School gardens at every school that are part of the meals, small animal husbandry, and large where appropriate.

Health Care

I’m tired of waiting for the federal Government to get its act together. With Medicaid expansion, Virginia has a small enough number of uninsured that we should be able to come up with a solution as a state.

Drug prices are nuts, I’m linking to a website run by a group of drug manufacturers, so keep that in mind as you read it. Pharmacy Benefit Managers (PBM) are only part of why medication costs to the CONSUMER are high and unpredictable. The Commonwealth can and should act. My proposal is a single formulary, administered by the Commonwealth. Possibly not something that would be needed permanently, but healthcare is not a free market and right now everyone except the insurance companies and the PBMs are getting hosed.

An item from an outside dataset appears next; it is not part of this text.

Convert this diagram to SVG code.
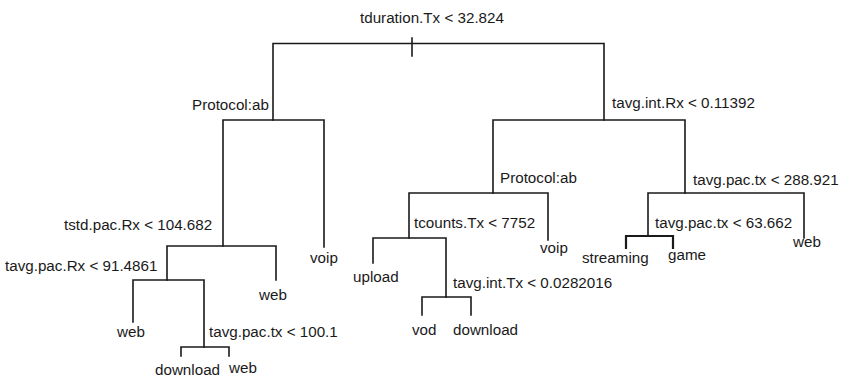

PBMs are running the independent pharmacies out of business. Part of the goal of a state formulary, would be protecting independent pharmacists from these predatory practices. Rural areas especially need independents. When we needed help at the free clinic, we didn’t go to CVS or RiteAid, we went to Gloucester Pharmacy. I want to keep my opponent in business, just not in the General Assembly.

The end goal should be healthcare free at the point of service. No deductibles, no co-pays. Ask the Canadians, the UK, Australia, NZ, they all think we’re insane.

Drugs aren’t included in that in some systems, they are in others.

Germany and/or Switzerland may have the system that is the best model for us, but they both involve more cost-sharing at the point of use than the others. (They also have much higher minimum wages, think about that before you jump this way.)

Infrastructure

Conversion of the public monies into private profit is the besetting governmental sin of our time.

Rural broadband is going to take public investment in publicly owned infrastructure. We need to put conduit in as we repair roads. We need public fiber to communities and then let small businesses take it the last mile. The cost of entry into the ISP business has risen so high we have defacto monopolies. Let’s lower that. Usage fees from the ISPs can recoup the cost and keep the program going.

Roads (and bridges), instead of frittering away that $551.9 million surplus on small tax refunds, we could have used it as a capital fund for the roads. Using years of plenty to buttress against lean years is economic management so old it’s biblical, but the GOP can’t manage it. We’ve gotten behind, we need to catch up and get ahead before the next lean time.